Why Play Lottery Scratcher Games? (part II)
Unlike Joan Ginther, I don't have such an annual infusion of lottery annuity payments rolling in, so my strategy requires me to play scratcher games where there are fewer retailers, fewer tickets and overall "better" odds of trying to sharpshoot my way to winning a top prize, even if the top prize is not in the millions of dollars. I just don't have the firepower she had, so I need to be more selective and tactical and wait for better odds. As it so happened, I used to travel to the Washington DC area for work every so often and I realized that the DC lottery effectively met my requirements. The DC website shows the location of some 300+ vendors in the district, all within easy driving distance. And the total numbers of printed tickets for any one game are in the low hundreds of thousands. Not in the millions, or tens of millions. The only question then was to see when or if a game would ever reach the tipping point of being worth pursuing.
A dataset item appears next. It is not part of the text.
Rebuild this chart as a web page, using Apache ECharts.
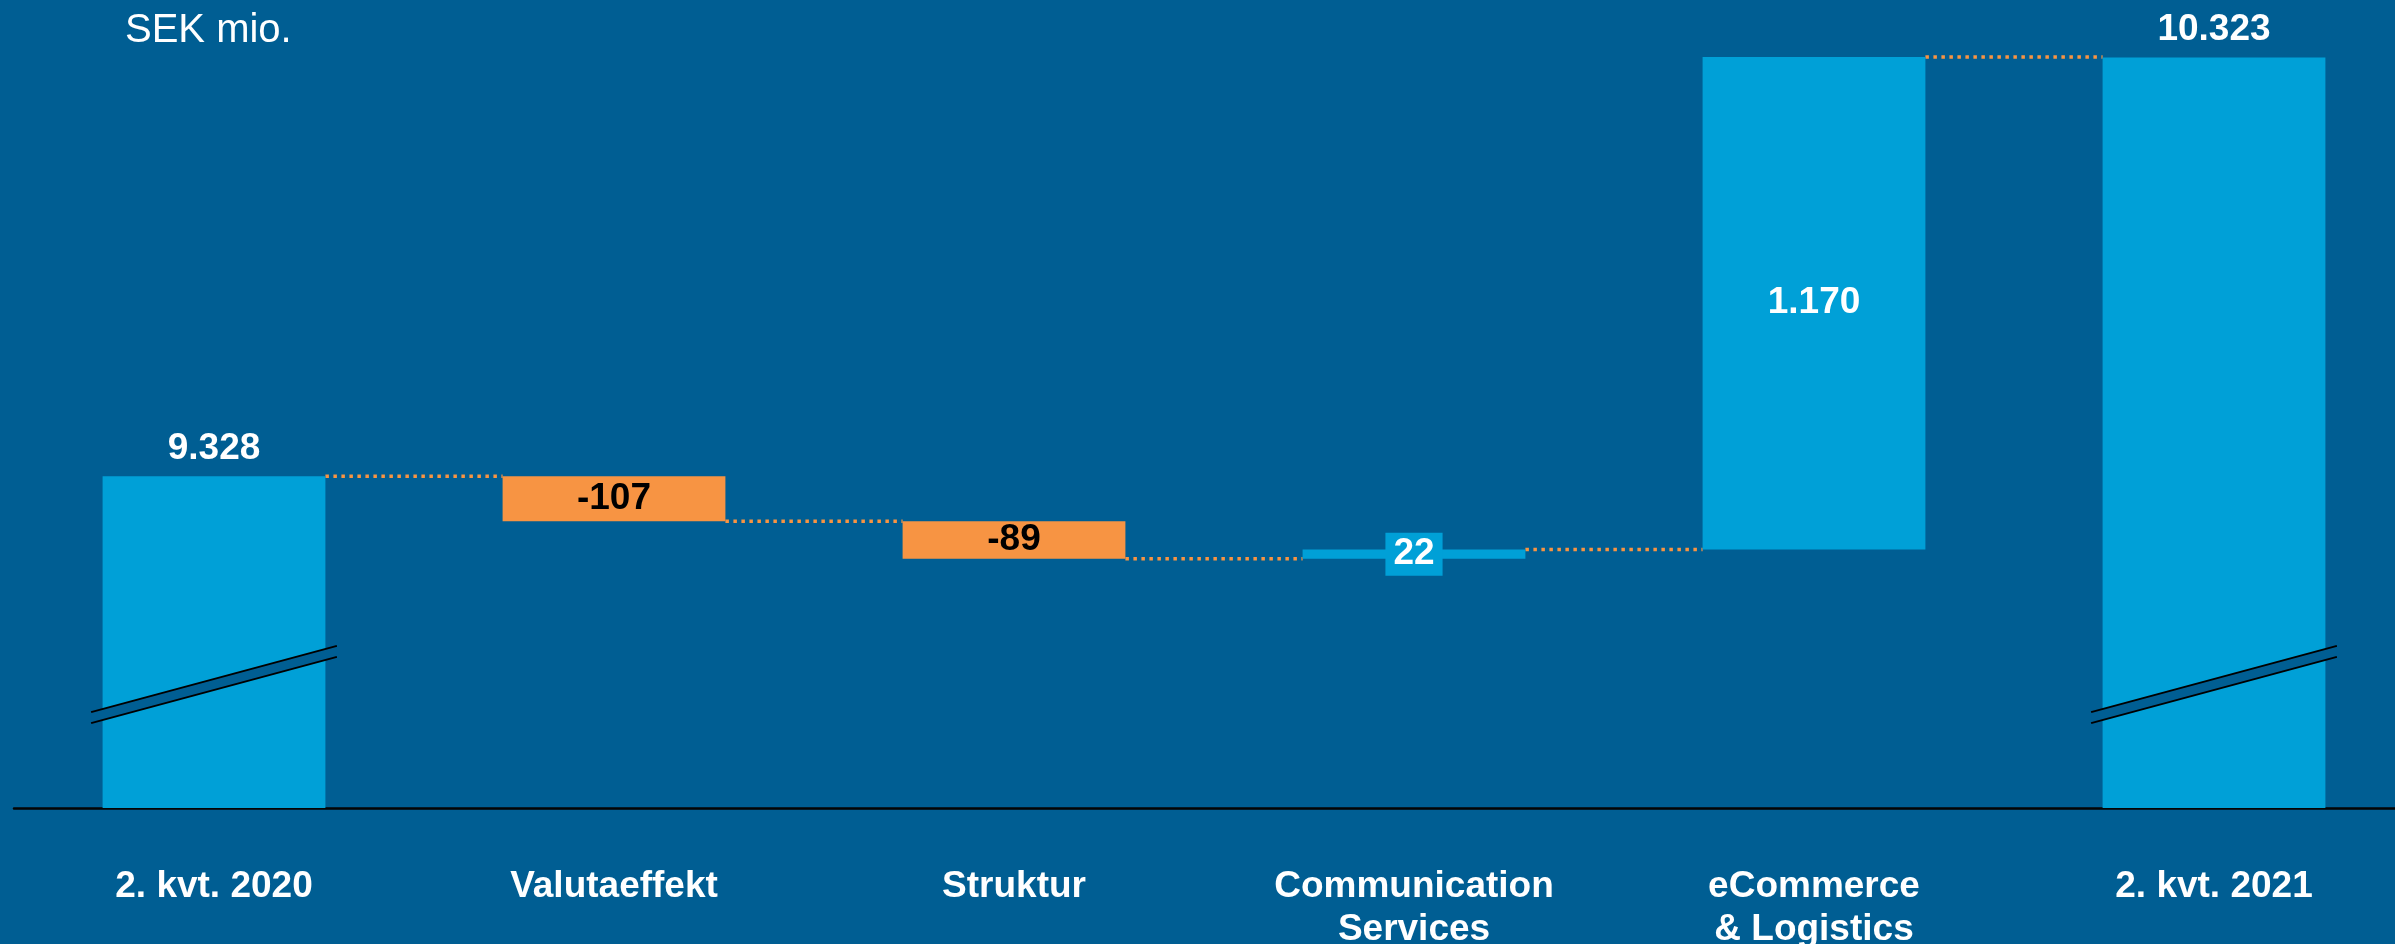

So what is the tipping point? At one point is a scratcher game worth pursuing for an everyday average player? I suppose it depends on how one defines pursuing, i.e. how many tickets to buy in the first place. Dozens? Hundreds? Thousands? And of course it depends on one's bankroll and the amount they are willing to spend to go after a top prize. I'll only really start paying attention to a game as a possible future candidate when its payout rate rises into the mid-to upper 80% range and when the odds of winning the top prize are less than 1 in 100,000. Payout rate of course is the total value of remaining prizes divided by the total cost to buy all remaining prizes. But for me to really consider a game, I need to see a payout rate to be above 90% for most games. And the odds of winning the top prize ideally less than 1 in 50,000. I've seen games on rare occasions with payout ratios above 100% but I can't help but notice that the top prizes for those games don't often seem to ever get claimed. Either winners were accidentally thrown away or lost or . . . the lotteries took away unpurchased games from retailers and either knowingly or unknowingly took said top prize(s).
The other statistic that I will monitor is the overall odds of winning a game if $10,000 were spent chasing it. For that I want to see odds of less than 1 in 10. It has to be that close.
If on average a game returns 65-70% of the money spent buying it, then spending $1000 should return $650-$700 in smaller prizes, thus only costing the player $300-$350. Depending on the ticket price, that's a lot of tickets. $10 game? 100 tickets. $5 game? 200 tickets. But what about dropping $10,000 on a game, knowing that again, roughly 2/3 of it will come back to the player in smaller prize amounts regardless of whether a top prize is found? For me, if the odds of winning a game's top prize drop to less than 1 in 10 (if $10k is spent chasing it), and the overall payout rate is at least in the mid-90% range, and the overall odds of winning the top prize are 1 in 25,000 or less – then I'd be willing to go for it.
The other thing is that if the prize money is plowed right back in to buying additional tickets and if 2/3 of that prize money is then used to again buy more scratchers, pretty soon it becomes a "buy one ticket, get two free" scenario where the effective cost of buying scratchers is about 1/3 of the printed price. That's very appealing. As opposed to buying Powerball or Mega Millions tickets and hoping to get anything back at all.